Every three years the Faculty of Classics invites all our alumni to join us in Oxford for a day-long event which provides the opportunity for academic discussion and sharing information about recent discoveries and contemporary developing methodological approaches to the investigation and interpretation of the ancient world.
In addition to prominent keynote speakers, drawn from the across the broad field of contemporary ancient world studies, the day also features talks from current Faculty members about the latest research on the ancient world which spans the full gamut of Classical subjects: language and literature, ancient history, philology, philosophy, archaeology, and classical reception.

The podcasts of the 2014 Alumni Day can be viewed here: Alumni Podcasts 2014

Annual Saturnalia Party

In mid-December the Faculty hosts a Saturnalia Party for local alumni, school teachers, and friends of the faculty.

In 2016 Dr Armand D’Angour and graduate students from the Faculty of Classics presented the Orestes papyrus – a unique specimen of Classical Greek music.
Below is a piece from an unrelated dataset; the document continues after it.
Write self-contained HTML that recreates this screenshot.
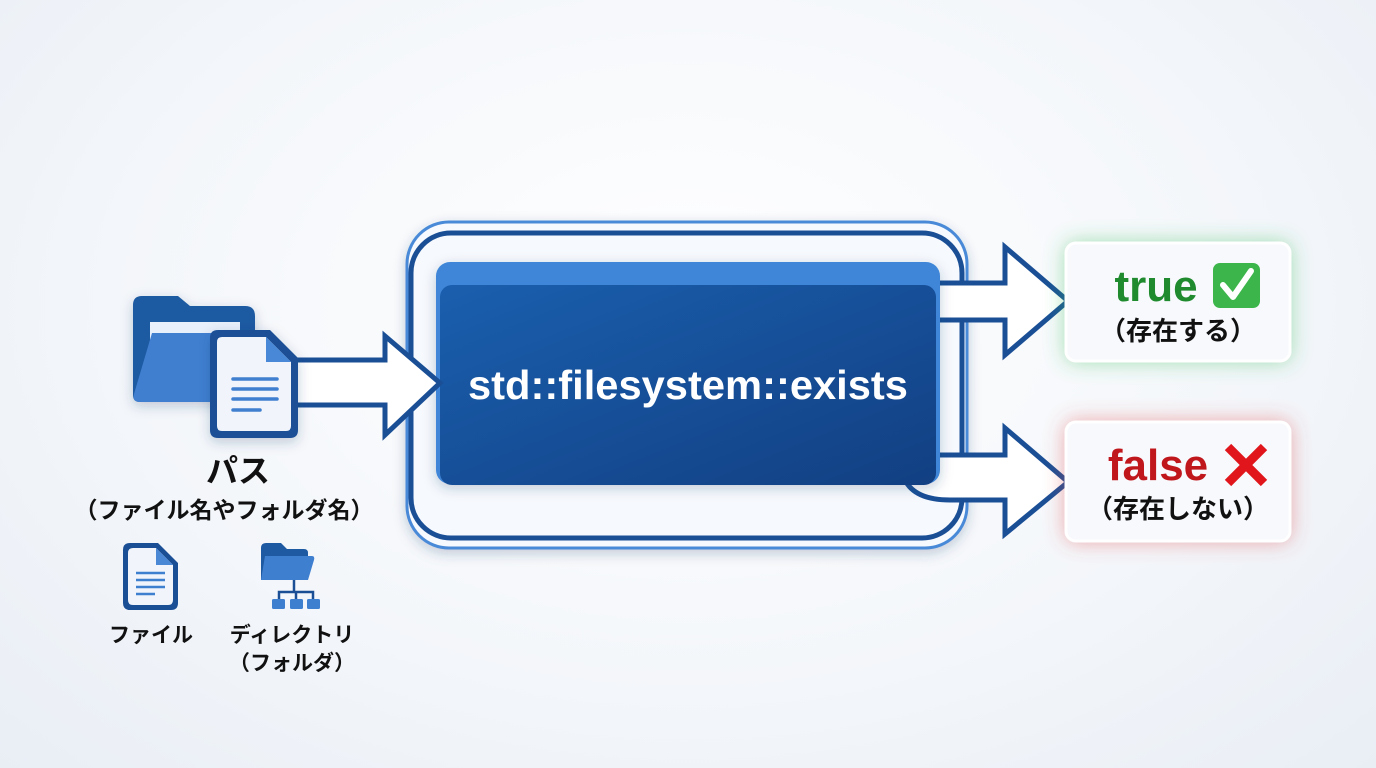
<!DOCTYPE html>
<html><head><meta charset="utf-8"><style>
body{margin:0;width:1376px;height:768px;overflow:hidden;background:radial-gradient(ellipse at 50% 40%,#ffffff 0%,#f3f6fa 60%,#e9eef5 100%);font-family:"Liberation Sans","Noto Sans CJK JP",sans-serif}
svg{position:absolute;left:0;top:0}
text{font-family:"Liberation Sans","Noto Sans CJK JP",sans-serif;font-weight:bold}
</style></head><body>
<svg width="1376" height="768" viewBox="0 0 1376 768">
<defs>
<linearGradient id="bx" x1="0" y1="0" x2="1" y2="1"><stop offset="0" stop-color="#1a5fae"/><stop offset="1" stop-color="#123f82"/></linearGradient>
<filter id="sh" x="-20%" y="-20%" width="140%" height="140%"><feDropShadow dx="0" dy="4" stdDeviation="6" flood-color="#1a3a6a" flood-opacity="0.25"/></filter>
<filter id="gg" x="-30%" y="-30%" width="160%" height="160%"><feDropShadow dx="0" dy="0" stdDeviation="10" flood-color="#3cc05a" flood-opacity="0.45"/></filter>
<filter id="rg" x="-30%" y="-30%" width="160%" height="160%"><feDropShadow dx="0" dy="0" stdDeviation="10" flood-color="#e04848" flood-opacity="0.45"/></filter>
</defs>
<rect x="407" y="222" width="560" height="326" rx="42" fill="#f6f9fd" stroke="#4a8ad8" stroke-width="3" filter="url(#sh)"/>
<rect x="411" y="233" width="551" height="305" rx="40" fill="none" stroke="#1a4f96" stroke-width="5"/>
<path d="M930 283 H1005 V247 L1068 301 L1005 355 V320 H930 Z" fill="#fff" stroke="#1a4f96" stroke-width="5" stroke-linejoin="miter"/>
<path d="M930 455 H1005 V428 L1068 482 L1005 534 V500 H950 Q915 500 905 480 Z" fill="#fff" stroke="#1a4f96" stroke-width="5"/>
<line x1="962" y1="320" x2="962" y2="455" stroke="#1a4f96" stroke-width="5"/>
<rect x="436" y="262" width="504" height="222" rx="14" fill="#3f86d8" filter="url(#sh)"/>
<rect x="440" y="285" width="496" height="200" rx="12" fill="url(#bx)"/>
<text x="688" y="399" font-size="41" fill="#fff" text-anchor="middle" textLength="440" lengthAdjust="spacingAndGlyphs">std::filesystem::exists</text>
<path d="M290 360 H385 V336 L440 383 L385 435 V405 H290 Z" fill="#fff" stroke="#1a4f96" stroke-width="5"/>
<g filter="url(#sh)">
<path d="M133 305 Q133 296 142 296 H178 L190 306 H245 Q255 306 255 316 V395 Q255 402 248 402 H140 Q133 402 133 395 Z" fill="#1d5aa2"/>
<path d="M150 322 H240 V360 H150 Z" fill="#e8f0fb"/>
<path d="M152 333 H250 Q258 333 256 341 L247 395 Q246 402 238 402 H140 Q132 402 134 394 Z" fill="#3f7fd0"/>
</g>
<g filter="url(#sh)">
<path d="M218 330 H270 L298 358 V430 Q298 438 290 438 H218 Q210 438 210 430 V338 Q210 330 218 330 Z" fill="#1a4f96"/>
<path d="M222 337 H266 L291 362 V426 Q291 431 286 431 H222 Q217 431 217 426 V342 Q217 337 222 337 Z" fill="#f1f5fb"/>
<path d="M266 337 V362 H291 Z" fill="#4a88d6"/>
<g stroke="#3f7fd0" stroke-width="3.5" stroke-linecap="round"><line x1="233" y1="379" x2="277" y2="379"/><line x1="233" y1="389" x2="277" y2="389"/><line x1="233" y1="399" x2="277" y2="399"/><line x1="233" y1="410" x2="260" y2="410"/></g>
</g>
<text x="238" y="482" font-size="32" fill="#111" text-anchor="middle">パス</text>
<text x="224" y="518" font-size="23" fill="#111" text-anchor="middle">（ファイル名やフォルダ名）</text>
<g>
<path d="M130 543 H158 L178 563 V603 Q178 610 171 610 H130 Q123 610 123 603 V550 Q123 543 130 543 Z" fill="#1a4f96"/>
<path d="M133 548 H156 L173 565 V600 Q173 605 168 605 H133 Q128 605 128 600 V553 Q128 548 133 548 Z" fill="#f1f5fb"/>
<path d="M156 548 V565 H173 Z" fill="#4a88d6"/>
<g stroke="#3f7fd0" stroke-width="2.5"><line x1="136" y1="573" x2="165" y2="573"/><line x1="136" y1="580" x2="165" y2="580"/><line x1="136" y1="587" x2="165" y2="587"/><line x1="136" y1="594" x2="155" y2="594"/></g>
</g>
<g>
<path d="M261 548 Q261 543 266 543 H281 L287 549 H304 Q308 549 308 553 V580 H261 Z" fill="#1d5aa2"/>
<path d="M265 556 H312 Q315 556 314 560 L308 580 H261 Z" fill="#3f7fd0"/>
<g stroke="#1a4f96" stroke-width="2.5" fill="none"><line x1="294" y1="580" x2="294" y2="592"/><path d="M279 600 V592 H313 V600"/><line x1="296" y1="592" x2="296" y2="600"/></g>
<rect x="272" y="599" width="13" height="10" rx="1.5" fill="#3f7fd0"/><rect x="290" y="599" width="13" height="10" rx="1.5" fill="#3f7fd0"/><rect x="307" y="599" width="13" height="10" rx="1.5" fill="#3f7fd0"/>
</g>
<text x="151" y="642" font-size="21" fill="#111" text-anchor="middle">ファイル</text>
<text x="292" y="642" font-size="21" fill="#111" text-anchor="middle">ディレクトリ</text>
<text x="292" y="670" font-size="21" fill="#111" text-anchor="middle">（フォルダ）</text>
<rect x="1066" y="243" width="224" height="118" rx="10" fill="#f7f9fc" stroke="#fff" stroke-width="3" filter="url(#gg)"/>
<text x="1156" y="301" font-size="44" fill="#1f8a2e" text-anchor="middle">true</text>
<rect x="1213" y="263" width="47" height="45" rx="7" fill="#3cb54a"/>
<path d="M1223 285 L1233 297 L1251 271" stroke="#fff" stroke-width="6" fill="none" stroke-linecap="round" stroke-linejoin="round"/>
<text x="1178" y="340" font-size="26" fill="#111" text-anchor="middle">（存在する）</text>
<rect x="1066" y="422" width="224" height="119" rx="10" fill="#f7f9fc" stroke="#fff" stroke-width="3" filter="url(#rg)"/>
<text x="1158" y="480" font-size="44" fill="#c0171d" text-anchor="middle">false</text>
<path d="M1228 447 L1264 483 M1264 447 L1228 483" stroke="#e0161c" stroke-width="9"/>
<text x="1178" y="518" font-size="26" fill="#111" text-anchor="middle">（存在しない）</text>
</svg>
</body></html>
The presenters illustrated how the music imitates the content of the text, using available performance resources (voice/singers/instrumentalist) and showed videos of different aspects of the reconstruction. In addition there was a short talk on how ancient vocal sounds were theorised.

see Recreating the Music of an Ancient Greek Chorus: Euripides' Orestes


In 2017 Dr Tim Rood introduced his Leverhulme-funded research project on 'Anachronism and Antiquity', which explores temporality and anachronism in the texts and culture of classical antiquity. The project looks at both classical and modern material, pairing close analysis of surviving literary and material evidence from classical antiquity with detailed study of the post-classical term ‘anachronism’, and with modern theoretical writings that link the notion of anachronism with the conceptualization of antiquity. This involves an examination of Greek and Roman texts, images, and material objects with a focus on the conceptions of the past underlying perceptions of historical change. see Anachronism and Antiquity

Annual Alumni Weekend

This is held in September, details of the next event will be published in due course.